Problem:
Quote every line of the data below as it stands, omitting pictures.

Data block:
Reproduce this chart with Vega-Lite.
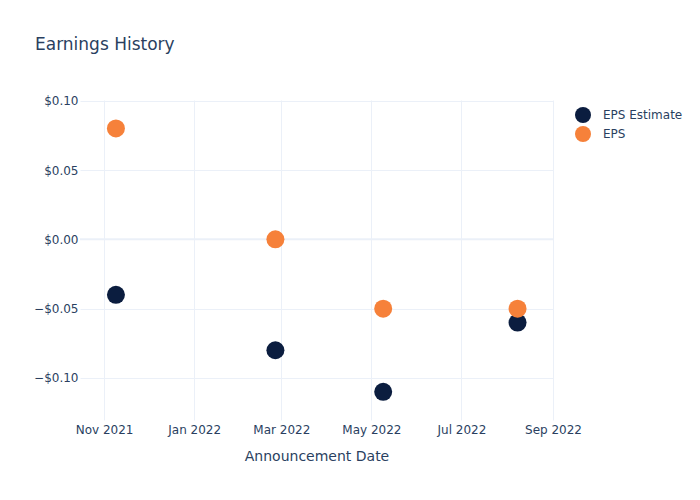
{
  "$schema": "https://vega.github.io/schema/vega-lite/v6.json",
  "width": 473,
  "height": 320,
  "autosize": {"type": "none"},
  "padding": {"left": 80, "top": 100, "right": 147, "bottom": 80},
  "background": "white",
  "config": {
    "font": "DejaVu Sans",
    "view": {"stroke": null},
    "axis": {"gridColor": "#EBF0F8", "gridWidth": 1, "domain": false, "ticks": false, "labelColor": "#2a3f5f", "labelFontSize": 12, "titleColor": "#2a3f5f", "titleFontSize": 14, "titleFontWeight": "normal"}
  },
  "title": {"text": "Earnings History", "anchor": "start", "frame": "group", "dx": -45, "offset": 41, "fontSize": 17, "fontWeight": "normal", "color": "#2a3f5f", "font": "DejaVu Sans"},
  "data": {"values": [
    {"date": "2021-11-09", "series": "EPS Estimate", "value": -0.04},
    {"date": "2022-02-25", "series": "EPS Estimate", "value": -0.08},
    {"date": "2022-05-09", "series": "EPS Estimate", "value": -0.11},
    {"date": "2022-08-08", "series": "EPS Estimate", "value": -0.06},
    {"date": "2021-11-09", "series": "EPS", "value": 0.08},
    {"date": "2022-02-25", "series": "EPS", "value": 0.0},
    {"date": "2022-05-09", "series": "EPS", "value": -0.05},
    {"date": "2022-08-08", "series": "EPS", "value": -0.05}
  ]},
  "layer": [
    {
      "data": {"values": [{"z": 0}]},
      "mark": {"type": "rule", "color": "#EBF0F8", "strokeWidth": 2},
      "encoding": {"y": {"field": "z", "type": "quantitative", "scale": {"domain": [-0.1303, 0.1005]}}}
    },
    {
      "mark": {"type": "point", "filled": true, "opacity": 1, "size": 324, "shape": "circle"},
      "encoding": {
        "x": {"field": "date", "type": "temporal", "title": "Announcement Date",
          "scale": {"domain": ["2021-10-15T16:00:00", "2022-09-01T00:00:00"]},
          "axis": {"values": ["2021-11-01T00:00:00", "2022-01-01T00:00:00", "2022-03-01T00:00:00", "2022-05-01T00:00:00", "2022-07-01T00:00:00", "2022-09-01T00:00:00"], "format": "%b %Y", "labelPadding": 4, "titlePadding": 14, "labelFlush": false}},
        "y": {"field": "value", "type": "quantitative", "title": null,
          "scale": {"domain": [-0.1303, 0.1005], "nice": false, "zero": false},
          "axis": {"values": [-0.1, -0.05, 0, 0.05, 0.1], "labelExpr": "datum.value < -0.0001 ? '\u2212$' + format(-datum.value, '.2f') : '$' + format(datum.value, '.2f')", "labelPadding": 2}},
        "color": {"field": "series", "type": "nominal", "title": null,
          "scale": {"domain": ["EPS Estimate", "EPS"], "range": ["#0b1d3f", "#f6813a"]},
          "legend": {"orient": "none", "legendX": 495, "legendY": 7, "symbolSize": 256, "symbolType": "circle", "labelFontSize": 12, "labelColor": "#2a3f5f", "rowPadding": 3, "labelOffset": 12, "symbolStrokeWidth": 0}},
        "order": {"field": "series", "sort": "descending"}
      }
    }
  ]
}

Response to the exercise:
Reproduce this chart with Vega-Lite.
{
  "$schema": "https://vega.github.io/schema/vega-lite/v6.json",
  "width": 473,
  "height": 320,
  "autosize": {"type": "none"},
  "padding": {"left": 80, "top": 100, "right": 147, "bottom": 80},
  "background": "white",
  "config": {
    "font": "DejaVu Sans",
    "view": {"stroke": null},
    "axis": {"gridColor": "#EBF0F8", "gridWidth": 1, "domain": false, "ticks": false, "labelColor": "#2a3f5f", "labelFontSize": 12, "titleColor": "#2a3f5f", "titleFontSize": 14, "titleFontWeight": "normal"}
  },
  "title": {"text": "Earnings History", "anchor": "start", "frame": "group", "dx": -45, "offset": 41, "fontSize": 17, "fontWeight": "normal", "color": "#2a3f5f", "font": "DejaVu Sans"},
  "data": {"values": [
    {"date": "2021-11-09", "series": "EPS Estimate", "value": -0.04},
    {"date": "2022-02-25", "series": "EPS Estimate", "value": -0.08},
    {"date": "2022-05-09", "series": "EPS Estimate", "value": -0.11},
    {"date": "2022-08-08", "series": "EPS Estimate", "value": -0.06},
    {"date": "2021-11-09", "series": "EPS", "value": 0.08},
    {"date": "2022-02-25", "series": "EPS", "value": 0.0},
    {"date": "2022-05-09", "series": "EPS", "value": -0.05},
    {"date": "2022-08-08", "series": "EPS", "value": -0.05}
  ]},
  "layer": [
    {
      "data": {"values": [{"z": 0}]},
      "mark": {"type": "rule", "color": "#EBF0F8", "strokeWidth": 2},
      "encoding": {"y": {"field": "z", "type": "quantitative", "scale": {"domain": [-0.1303, 0.1005]}}}
    },
    {
      "mark": {"type": "point", "filled": true, "opacity": 1, "size": 324, "shape": "circle"},
      "encoding": {
        "x": {"field": "date", "type": "temporal", "title": "Announcement Date",
          "scale": {"domain": ["2021-10-15T16:00:00", "2022-09-01T00:00:00"]},
          "axis": {"values": ["2021-11-01T00:00:00", "2022-01-01T00:00:00", "2022-03-01T00:00:00", "2022-05-01T00:00:00", "2022-07-01T00:00:00", "2022-09-01T00:00:00"], "format": "%b %Y", "labelPadding": 4, "titlePadding": 14, "labelFlush": false}},
        "y": {"field": "value", "type": "quantitative", "title": null,
          "scale": {"domain": [-0.1303, 0.1005], "nice": false, "zero": false},
          "axis": {"values": [-0.1, -0.05, 0, 0.05, 0.1], "labelExpr": "datum.value < -0.0001 ? '\u2212$' + format(-datum.value, '.2f') : '$' + format(datum.value, '.2f')", "labelPadding": 2}},
        "color": {"field": "series", "type": "nominal", "title": null,
          "scale": {"domain": ["EPS Estimate", "EPS"], "range": ["#0b1d3f", "#f6813a"]},
          "legend": {"orient": "none", "legendX": 495, "legendY": 7, "symbolSize": 256, "symbolType": "circle", "labelFontSize": 12, "labelColor": "#2a3f5f", "rowPadding": 3, "labelOffset": 12, "symbolStrokeWidth": 0}},
        "order": {"field": "series", "sort": "descending"}
      }
    }
  ]
}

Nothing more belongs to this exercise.